The Grammy nominations unquestionably reflected the need for greater diversity in terms of gender and people of color being amply represented in the top-tier nominations. Particularly in this Year of the Woman, several female artists who had big years were rightly rewarded, such as multimedia giant Lady Gaga, as well as Cardi B, Kacey Musgraves and others who were very much part of the conversation. There was also a strong representation of hip-hop and R&B in the marquee categories, reflecting the dominant musical forms in the current marketplace.

Yet many insiders feel that the noms lacked balance, despite these important inclusions. Some acts, however worthy, that had a minor impact got major love with multiple noms. Meanwhile, again, in this Year of the Woman, the Grammys snubbed three of the biggest female artists in the universe. Taylor Swift and her reputation were completely, pointedly ignored in the Big Three categories.

You say Taylor got short shrift because Grammy folks didn’t feel she’d delivered her best work? Then explain Ariana Grande, who was excluded from the marquee categories as well, despite having had an incredible year in terms of marketplace impact, creative development and philanthropic endeavor—including spearheading a hugely uplifting event after the Manchester terror attack. She was also named the Bible’s Woman of the Year. By any conceivable metric, it was Ariana’s year, yet she was crowded out of the Big Three.

Now consider Exhibit C, which stands for Camila Cabello. She had, in “Havana,” the biggest fucking song in the solar system, and another #1 single besides. Her album was widely acclaimed, and, as her solo bow, represented an undeniable artistic leap. She got no marquee noms.

Meanwhile, the Beyoncé-Ed Sheeran duet “Perfect,” a #1 smash, got exactly nada. Recognizing this inescapably huge song would’ve had myriad benefits for Grammy: a make-good with not one but two superstars who were previously hosed; a true Grammy moment; and a potential ratings bump.

Once again, the Grammys’ tangle of agendas and utter lack of transparency has left a bad taste in the mouths of many folks in the biz, not to mention pop culture at large. The fact remains that if the Secret Committee members want something on the ballot, it’s in. A great many of the topline choices (notably several that got no love in genre categories) make the Academy’s gatekeepers look like elitists.

When Ed Sheeran got the shaft last year, the rap was that Grammy didn’t want another chart-topping white Brit walking away with all the cake—as Sam Smith and Adele had previously. But what possible excuse could they have for keeping Ariana out of the top categories, and thus ensuring she’ll be off the Grammy show? She doesn’t need the Grammys, nor do Taylor or Camila. Justin Timberlake is already boycotting the Grammys; Sheeran boycotted last year and it’s unclear whether he will again; Taylor’s even money. What other stars might be out of reach for the telecast as a result of top-tier snubs?
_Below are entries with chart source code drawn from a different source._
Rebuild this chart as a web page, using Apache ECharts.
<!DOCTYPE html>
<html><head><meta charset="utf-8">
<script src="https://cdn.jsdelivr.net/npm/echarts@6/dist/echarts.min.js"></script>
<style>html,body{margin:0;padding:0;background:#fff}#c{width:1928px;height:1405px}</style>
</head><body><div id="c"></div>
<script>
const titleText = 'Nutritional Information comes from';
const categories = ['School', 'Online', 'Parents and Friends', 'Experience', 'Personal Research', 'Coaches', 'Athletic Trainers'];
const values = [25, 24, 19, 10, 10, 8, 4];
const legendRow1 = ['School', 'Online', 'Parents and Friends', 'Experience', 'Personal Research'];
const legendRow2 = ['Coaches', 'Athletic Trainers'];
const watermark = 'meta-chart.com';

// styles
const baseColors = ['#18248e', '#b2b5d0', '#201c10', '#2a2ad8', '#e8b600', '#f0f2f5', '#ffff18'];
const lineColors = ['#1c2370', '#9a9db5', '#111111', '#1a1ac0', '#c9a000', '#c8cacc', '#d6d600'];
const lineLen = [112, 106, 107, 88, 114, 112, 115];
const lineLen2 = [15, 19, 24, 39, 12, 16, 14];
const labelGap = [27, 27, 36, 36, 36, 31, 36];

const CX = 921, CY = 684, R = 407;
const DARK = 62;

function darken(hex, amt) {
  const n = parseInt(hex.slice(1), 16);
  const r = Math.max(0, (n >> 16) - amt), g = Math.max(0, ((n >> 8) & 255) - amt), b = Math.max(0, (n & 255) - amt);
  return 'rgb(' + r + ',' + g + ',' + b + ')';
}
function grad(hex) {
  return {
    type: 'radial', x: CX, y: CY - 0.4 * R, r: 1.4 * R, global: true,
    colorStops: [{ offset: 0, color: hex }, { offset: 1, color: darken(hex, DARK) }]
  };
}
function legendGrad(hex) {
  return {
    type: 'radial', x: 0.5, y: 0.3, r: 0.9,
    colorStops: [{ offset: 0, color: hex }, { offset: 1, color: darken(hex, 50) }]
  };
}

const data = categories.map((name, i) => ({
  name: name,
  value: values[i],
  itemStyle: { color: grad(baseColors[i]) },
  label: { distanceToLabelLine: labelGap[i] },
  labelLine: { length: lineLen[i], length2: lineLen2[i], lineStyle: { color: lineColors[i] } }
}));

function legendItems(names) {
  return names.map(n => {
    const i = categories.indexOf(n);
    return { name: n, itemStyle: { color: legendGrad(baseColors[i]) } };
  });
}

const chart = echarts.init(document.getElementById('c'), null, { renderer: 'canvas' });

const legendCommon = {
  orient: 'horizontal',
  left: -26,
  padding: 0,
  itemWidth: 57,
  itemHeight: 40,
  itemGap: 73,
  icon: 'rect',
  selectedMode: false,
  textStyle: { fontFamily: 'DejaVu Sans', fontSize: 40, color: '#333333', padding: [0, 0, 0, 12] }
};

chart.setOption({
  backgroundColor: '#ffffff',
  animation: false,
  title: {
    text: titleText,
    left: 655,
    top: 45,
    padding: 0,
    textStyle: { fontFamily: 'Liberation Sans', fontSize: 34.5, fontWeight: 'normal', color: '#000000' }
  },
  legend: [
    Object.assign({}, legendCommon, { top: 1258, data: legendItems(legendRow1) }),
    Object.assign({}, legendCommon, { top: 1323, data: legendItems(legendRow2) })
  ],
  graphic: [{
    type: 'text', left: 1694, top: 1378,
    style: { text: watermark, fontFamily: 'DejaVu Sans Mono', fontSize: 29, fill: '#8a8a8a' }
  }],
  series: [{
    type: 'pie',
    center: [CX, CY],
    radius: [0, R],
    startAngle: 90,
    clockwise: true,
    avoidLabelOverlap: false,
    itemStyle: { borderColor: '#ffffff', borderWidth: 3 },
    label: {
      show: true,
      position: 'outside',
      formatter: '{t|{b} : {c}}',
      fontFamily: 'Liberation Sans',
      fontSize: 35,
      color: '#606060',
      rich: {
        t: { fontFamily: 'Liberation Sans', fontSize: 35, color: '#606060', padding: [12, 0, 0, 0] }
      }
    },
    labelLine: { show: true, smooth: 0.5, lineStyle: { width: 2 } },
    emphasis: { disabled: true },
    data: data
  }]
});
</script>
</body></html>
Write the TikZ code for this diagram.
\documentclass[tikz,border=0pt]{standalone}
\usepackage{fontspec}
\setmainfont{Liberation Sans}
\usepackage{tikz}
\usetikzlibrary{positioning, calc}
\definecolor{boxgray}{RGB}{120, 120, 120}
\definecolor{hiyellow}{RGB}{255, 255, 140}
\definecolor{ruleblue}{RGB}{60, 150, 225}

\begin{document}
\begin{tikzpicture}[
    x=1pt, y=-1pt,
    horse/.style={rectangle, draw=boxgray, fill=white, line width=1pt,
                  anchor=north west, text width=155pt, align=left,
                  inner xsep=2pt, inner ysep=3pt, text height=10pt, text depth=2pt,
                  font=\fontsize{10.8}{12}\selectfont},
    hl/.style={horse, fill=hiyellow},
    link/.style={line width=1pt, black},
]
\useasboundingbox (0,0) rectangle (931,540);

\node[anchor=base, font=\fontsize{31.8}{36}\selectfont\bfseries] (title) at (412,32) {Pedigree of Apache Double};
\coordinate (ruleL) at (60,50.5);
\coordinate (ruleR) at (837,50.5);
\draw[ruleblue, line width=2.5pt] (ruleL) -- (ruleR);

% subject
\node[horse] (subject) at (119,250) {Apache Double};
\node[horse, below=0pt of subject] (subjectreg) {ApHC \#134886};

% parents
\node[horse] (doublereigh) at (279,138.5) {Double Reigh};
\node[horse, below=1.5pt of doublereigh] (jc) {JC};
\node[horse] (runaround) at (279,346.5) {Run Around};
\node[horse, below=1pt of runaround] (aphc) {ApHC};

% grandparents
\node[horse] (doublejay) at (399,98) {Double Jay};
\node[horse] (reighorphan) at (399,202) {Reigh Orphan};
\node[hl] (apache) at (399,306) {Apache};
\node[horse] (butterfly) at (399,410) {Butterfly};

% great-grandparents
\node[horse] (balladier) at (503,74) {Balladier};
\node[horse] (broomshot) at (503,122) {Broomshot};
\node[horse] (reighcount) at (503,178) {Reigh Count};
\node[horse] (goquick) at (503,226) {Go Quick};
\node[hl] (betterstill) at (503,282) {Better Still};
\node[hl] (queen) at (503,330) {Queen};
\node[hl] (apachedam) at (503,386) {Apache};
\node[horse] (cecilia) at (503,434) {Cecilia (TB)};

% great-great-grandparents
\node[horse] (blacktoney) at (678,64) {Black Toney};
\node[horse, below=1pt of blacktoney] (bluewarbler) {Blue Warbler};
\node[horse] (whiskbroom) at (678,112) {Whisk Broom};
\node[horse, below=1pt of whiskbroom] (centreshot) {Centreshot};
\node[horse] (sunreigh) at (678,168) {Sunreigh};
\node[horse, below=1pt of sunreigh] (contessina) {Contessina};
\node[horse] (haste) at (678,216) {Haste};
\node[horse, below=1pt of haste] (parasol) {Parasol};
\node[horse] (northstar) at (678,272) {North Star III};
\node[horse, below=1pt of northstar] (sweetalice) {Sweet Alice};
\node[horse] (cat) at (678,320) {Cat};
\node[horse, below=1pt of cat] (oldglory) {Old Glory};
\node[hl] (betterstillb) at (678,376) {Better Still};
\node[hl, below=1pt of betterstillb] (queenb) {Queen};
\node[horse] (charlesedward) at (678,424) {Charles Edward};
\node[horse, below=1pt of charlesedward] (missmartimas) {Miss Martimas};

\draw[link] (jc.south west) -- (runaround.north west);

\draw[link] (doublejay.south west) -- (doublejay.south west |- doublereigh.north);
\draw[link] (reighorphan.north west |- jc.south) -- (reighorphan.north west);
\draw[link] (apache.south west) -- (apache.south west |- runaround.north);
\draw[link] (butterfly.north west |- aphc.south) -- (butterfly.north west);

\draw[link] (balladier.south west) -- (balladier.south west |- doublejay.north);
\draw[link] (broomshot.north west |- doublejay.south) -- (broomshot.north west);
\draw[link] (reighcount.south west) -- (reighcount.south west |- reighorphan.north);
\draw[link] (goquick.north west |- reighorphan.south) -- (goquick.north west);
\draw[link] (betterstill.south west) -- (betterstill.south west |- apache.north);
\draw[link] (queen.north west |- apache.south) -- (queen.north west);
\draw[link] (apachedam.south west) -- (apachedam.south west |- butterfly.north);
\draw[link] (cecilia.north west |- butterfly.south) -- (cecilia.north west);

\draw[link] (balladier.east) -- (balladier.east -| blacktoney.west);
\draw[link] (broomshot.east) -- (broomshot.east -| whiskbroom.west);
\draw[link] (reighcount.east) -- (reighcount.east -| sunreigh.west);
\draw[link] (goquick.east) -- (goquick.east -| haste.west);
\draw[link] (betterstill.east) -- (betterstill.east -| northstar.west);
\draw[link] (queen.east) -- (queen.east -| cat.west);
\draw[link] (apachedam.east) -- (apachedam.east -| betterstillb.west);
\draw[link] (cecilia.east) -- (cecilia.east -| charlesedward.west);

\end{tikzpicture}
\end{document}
The fact is that the secret committee’s choices and the ensuing boycotts have crippled the production of the TV show and impacted the ratings. The buzz is that co-producer Ben Winston—who came aboard for the last two years just to handle the James Corden segments and will work with Ken Ehrlich on the next show without Corden (who’ll be busy filming Cats in the U.K.)—is being considered as Ehrlich’s possible replacement in a few years. (CBS has approval of the show’s producer and a big say in the rest of the broadcast.) So his role this year could be a trial run for the big job. The show’s key operatives agree that a host isn’t crucial, and the next Grammys may not have one. The larger issue, which Ehrlich has been the middle of for quite a few years, is the pressure from the Grammy TV committee, with its myriad agendas—a cacophonous counterpoint to the ratings pressure exerted by the network. Everyone involved is hoping for a less overtly political show, and unlike last year, a preponderance of female performers will be matched by a female-heavy slate of top nominees. Can the program’s ratings withstand a lack of major stars?

It’s clear that these nomination choices aren’t reflective of any voting, but rather the gatekeepers deciding who’s in and who’s out. There’s a good chance that things will worsen after Neil Portnow exits, since these same people will select his replacement.